DATA >>
◆ ◆ ◆ ◆ ◆
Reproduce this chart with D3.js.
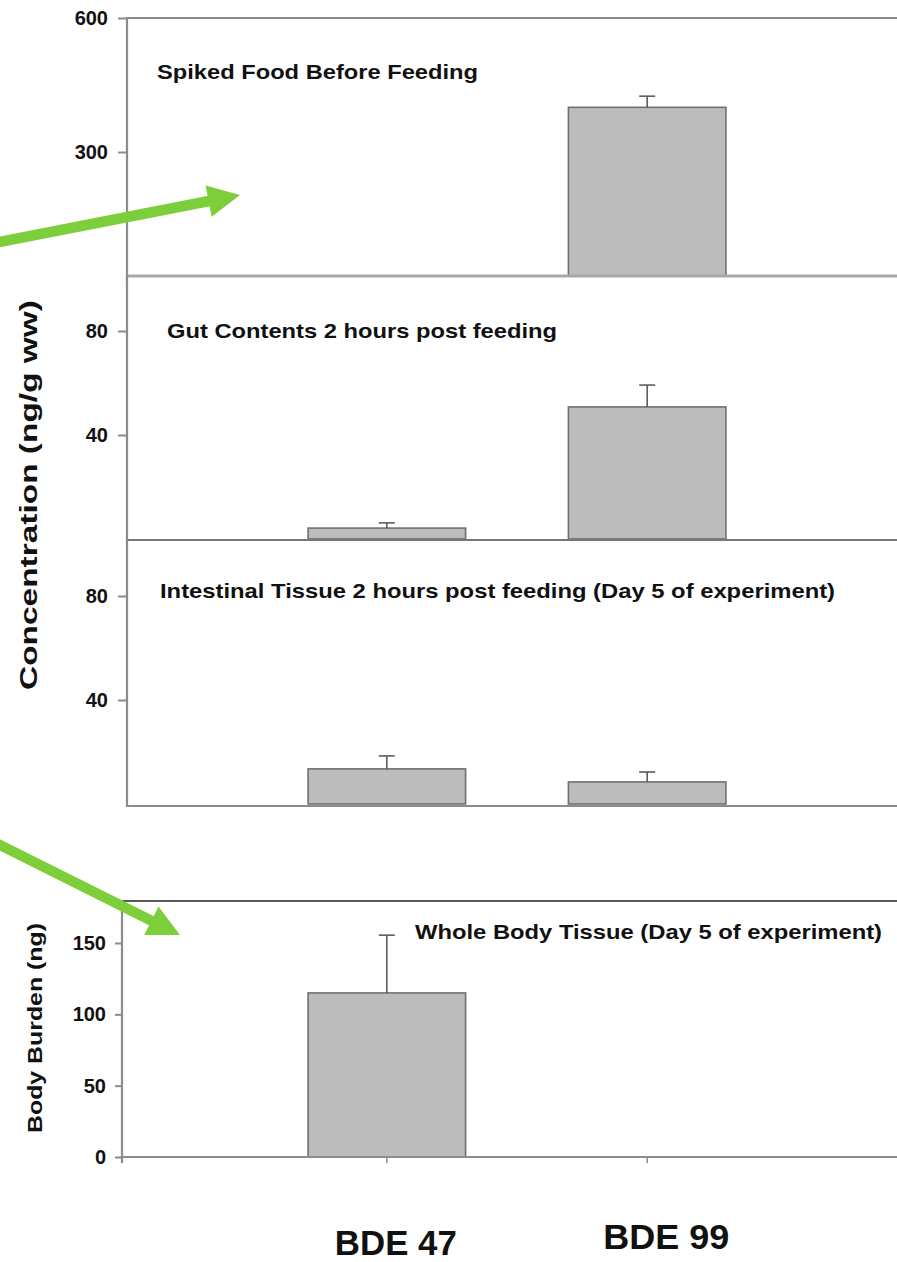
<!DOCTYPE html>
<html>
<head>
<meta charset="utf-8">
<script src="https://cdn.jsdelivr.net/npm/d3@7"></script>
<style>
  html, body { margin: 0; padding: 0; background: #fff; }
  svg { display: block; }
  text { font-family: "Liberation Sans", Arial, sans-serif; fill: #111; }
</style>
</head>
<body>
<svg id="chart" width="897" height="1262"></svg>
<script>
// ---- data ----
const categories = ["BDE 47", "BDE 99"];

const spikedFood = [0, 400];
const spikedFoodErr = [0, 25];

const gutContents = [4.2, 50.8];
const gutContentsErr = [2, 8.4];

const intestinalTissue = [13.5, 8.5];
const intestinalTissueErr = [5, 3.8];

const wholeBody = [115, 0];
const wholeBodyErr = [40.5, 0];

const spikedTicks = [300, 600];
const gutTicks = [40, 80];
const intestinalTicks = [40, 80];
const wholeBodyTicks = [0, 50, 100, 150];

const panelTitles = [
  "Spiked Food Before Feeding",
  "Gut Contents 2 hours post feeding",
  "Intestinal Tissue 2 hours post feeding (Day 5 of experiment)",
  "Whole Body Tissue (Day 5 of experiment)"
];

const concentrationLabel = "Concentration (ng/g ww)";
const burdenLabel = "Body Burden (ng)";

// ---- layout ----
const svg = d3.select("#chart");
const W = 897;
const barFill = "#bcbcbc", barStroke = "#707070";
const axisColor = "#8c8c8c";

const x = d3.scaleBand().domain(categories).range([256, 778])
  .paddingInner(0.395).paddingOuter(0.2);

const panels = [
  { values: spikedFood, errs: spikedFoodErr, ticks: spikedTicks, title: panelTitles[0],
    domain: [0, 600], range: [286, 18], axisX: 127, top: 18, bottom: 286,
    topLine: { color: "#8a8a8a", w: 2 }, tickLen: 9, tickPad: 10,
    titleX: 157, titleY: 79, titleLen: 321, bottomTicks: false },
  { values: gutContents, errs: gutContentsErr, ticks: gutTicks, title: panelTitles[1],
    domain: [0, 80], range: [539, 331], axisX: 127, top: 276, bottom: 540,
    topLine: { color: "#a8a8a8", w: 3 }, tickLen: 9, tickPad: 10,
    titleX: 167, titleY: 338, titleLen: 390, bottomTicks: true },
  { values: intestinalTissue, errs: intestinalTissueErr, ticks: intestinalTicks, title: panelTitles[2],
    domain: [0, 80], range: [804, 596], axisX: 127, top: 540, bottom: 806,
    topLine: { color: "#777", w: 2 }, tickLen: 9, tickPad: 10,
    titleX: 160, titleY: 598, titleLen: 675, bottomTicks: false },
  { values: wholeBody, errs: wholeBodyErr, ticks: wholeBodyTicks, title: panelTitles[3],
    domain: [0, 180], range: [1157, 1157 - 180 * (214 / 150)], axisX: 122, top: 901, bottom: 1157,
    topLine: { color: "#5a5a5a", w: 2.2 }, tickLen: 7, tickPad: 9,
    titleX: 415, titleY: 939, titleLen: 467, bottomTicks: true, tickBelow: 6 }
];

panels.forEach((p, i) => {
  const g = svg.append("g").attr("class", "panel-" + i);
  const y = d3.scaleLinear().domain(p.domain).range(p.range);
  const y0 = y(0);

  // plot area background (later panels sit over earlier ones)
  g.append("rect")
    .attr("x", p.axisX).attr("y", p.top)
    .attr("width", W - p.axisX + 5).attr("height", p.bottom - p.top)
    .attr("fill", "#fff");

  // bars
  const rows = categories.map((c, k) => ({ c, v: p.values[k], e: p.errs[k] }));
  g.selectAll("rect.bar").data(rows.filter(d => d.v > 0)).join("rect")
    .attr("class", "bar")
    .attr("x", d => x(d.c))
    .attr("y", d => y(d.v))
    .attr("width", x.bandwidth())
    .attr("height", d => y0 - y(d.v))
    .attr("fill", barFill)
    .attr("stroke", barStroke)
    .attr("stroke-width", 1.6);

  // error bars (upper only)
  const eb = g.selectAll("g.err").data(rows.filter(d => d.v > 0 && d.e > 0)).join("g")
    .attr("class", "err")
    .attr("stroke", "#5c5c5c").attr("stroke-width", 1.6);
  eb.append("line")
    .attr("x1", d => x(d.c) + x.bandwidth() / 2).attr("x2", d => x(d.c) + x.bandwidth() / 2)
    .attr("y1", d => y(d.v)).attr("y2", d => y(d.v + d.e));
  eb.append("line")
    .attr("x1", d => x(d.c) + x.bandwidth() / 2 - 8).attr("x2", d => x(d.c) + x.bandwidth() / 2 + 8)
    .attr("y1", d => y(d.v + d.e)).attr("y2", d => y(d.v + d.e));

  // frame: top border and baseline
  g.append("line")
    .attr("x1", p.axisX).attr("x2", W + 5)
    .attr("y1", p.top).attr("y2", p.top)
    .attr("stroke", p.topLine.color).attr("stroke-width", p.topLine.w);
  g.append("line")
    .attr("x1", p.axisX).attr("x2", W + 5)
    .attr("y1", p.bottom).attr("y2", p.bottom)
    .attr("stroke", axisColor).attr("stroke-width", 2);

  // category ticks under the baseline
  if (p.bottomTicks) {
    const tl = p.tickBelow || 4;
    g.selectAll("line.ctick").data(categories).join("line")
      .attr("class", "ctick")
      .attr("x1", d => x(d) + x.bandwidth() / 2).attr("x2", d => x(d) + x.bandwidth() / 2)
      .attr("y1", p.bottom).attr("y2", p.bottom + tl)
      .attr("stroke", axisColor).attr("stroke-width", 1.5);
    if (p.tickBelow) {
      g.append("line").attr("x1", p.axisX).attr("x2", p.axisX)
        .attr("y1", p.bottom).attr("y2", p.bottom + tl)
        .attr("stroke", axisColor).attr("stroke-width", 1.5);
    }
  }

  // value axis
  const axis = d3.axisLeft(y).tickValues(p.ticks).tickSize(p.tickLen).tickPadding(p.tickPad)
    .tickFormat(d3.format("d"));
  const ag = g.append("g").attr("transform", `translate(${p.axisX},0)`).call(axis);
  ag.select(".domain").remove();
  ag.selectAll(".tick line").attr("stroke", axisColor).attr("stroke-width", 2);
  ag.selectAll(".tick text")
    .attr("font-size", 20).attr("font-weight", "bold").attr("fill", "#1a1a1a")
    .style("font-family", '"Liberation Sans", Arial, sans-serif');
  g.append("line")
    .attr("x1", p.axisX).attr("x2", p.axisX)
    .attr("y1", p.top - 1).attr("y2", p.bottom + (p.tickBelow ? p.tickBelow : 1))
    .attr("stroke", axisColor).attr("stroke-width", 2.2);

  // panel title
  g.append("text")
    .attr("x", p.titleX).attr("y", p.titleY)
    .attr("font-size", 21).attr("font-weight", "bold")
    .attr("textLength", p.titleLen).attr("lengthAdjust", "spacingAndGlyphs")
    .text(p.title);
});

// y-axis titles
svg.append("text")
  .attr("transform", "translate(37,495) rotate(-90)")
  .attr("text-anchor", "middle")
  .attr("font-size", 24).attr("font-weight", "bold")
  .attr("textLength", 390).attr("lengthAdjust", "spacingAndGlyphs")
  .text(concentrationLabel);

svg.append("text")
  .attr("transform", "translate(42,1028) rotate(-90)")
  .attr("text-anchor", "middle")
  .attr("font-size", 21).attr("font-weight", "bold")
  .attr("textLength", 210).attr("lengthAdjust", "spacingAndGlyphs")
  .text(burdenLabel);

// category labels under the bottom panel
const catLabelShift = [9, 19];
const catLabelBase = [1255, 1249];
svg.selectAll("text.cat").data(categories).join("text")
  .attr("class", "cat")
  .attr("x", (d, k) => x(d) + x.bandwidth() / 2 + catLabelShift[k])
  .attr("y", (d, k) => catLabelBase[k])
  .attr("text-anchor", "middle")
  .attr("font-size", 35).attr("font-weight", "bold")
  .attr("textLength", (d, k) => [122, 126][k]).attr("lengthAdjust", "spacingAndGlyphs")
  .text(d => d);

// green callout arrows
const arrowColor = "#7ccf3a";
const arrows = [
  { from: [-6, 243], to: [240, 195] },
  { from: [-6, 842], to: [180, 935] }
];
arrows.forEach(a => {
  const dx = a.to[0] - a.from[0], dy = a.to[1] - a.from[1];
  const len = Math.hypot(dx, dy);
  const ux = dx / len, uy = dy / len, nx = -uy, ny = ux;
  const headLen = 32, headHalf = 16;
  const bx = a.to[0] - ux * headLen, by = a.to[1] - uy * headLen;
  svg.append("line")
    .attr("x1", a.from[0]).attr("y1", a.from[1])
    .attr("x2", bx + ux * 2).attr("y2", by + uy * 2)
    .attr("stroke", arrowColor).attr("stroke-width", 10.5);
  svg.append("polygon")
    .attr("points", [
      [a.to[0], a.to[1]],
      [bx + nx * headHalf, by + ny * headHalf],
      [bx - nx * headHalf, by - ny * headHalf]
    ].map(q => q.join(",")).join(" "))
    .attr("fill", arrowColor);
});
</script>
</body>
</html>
◆ ◆ ◆ ◆ ◆
Skip the pictures and restate exactly the lines from the beginning of the listing to the line with "const wholeBodyErr = [40.5, 0];", that line included.

Reproduce this chart with D3.js.
<!DOCTYPE html>
<html>
<head>
<meta charset="utf-8">
<script src="https://cdn.jsdelivr.net/npm/d3@7"></script>
<style>
  html, body { margin: 0; padding: 0; background: #fff; }
  svg { display: block; }
  text { font-family: "Liberation Sans", Arial, sans-serif; fill: #111; }
</style>
</head>
<body>
<svg id="chart" width="897" height="1262"></svg>
<script>
// ---- data ----
const categories = ["BDE 47", "BDE 99"];

const spikedFood = [0, 400];
const spikedFoodErr = [0, 25];

const gutContents = [4.2, 50.8];
const gutContentsErr = [2, 8.4];

const intestinalTissue = [13.5, 8.5];
const intestinalTissueErr = [5, 3.8];

const wholeBody = [115, 0];
const wholeBodyErr = [40.5, 0];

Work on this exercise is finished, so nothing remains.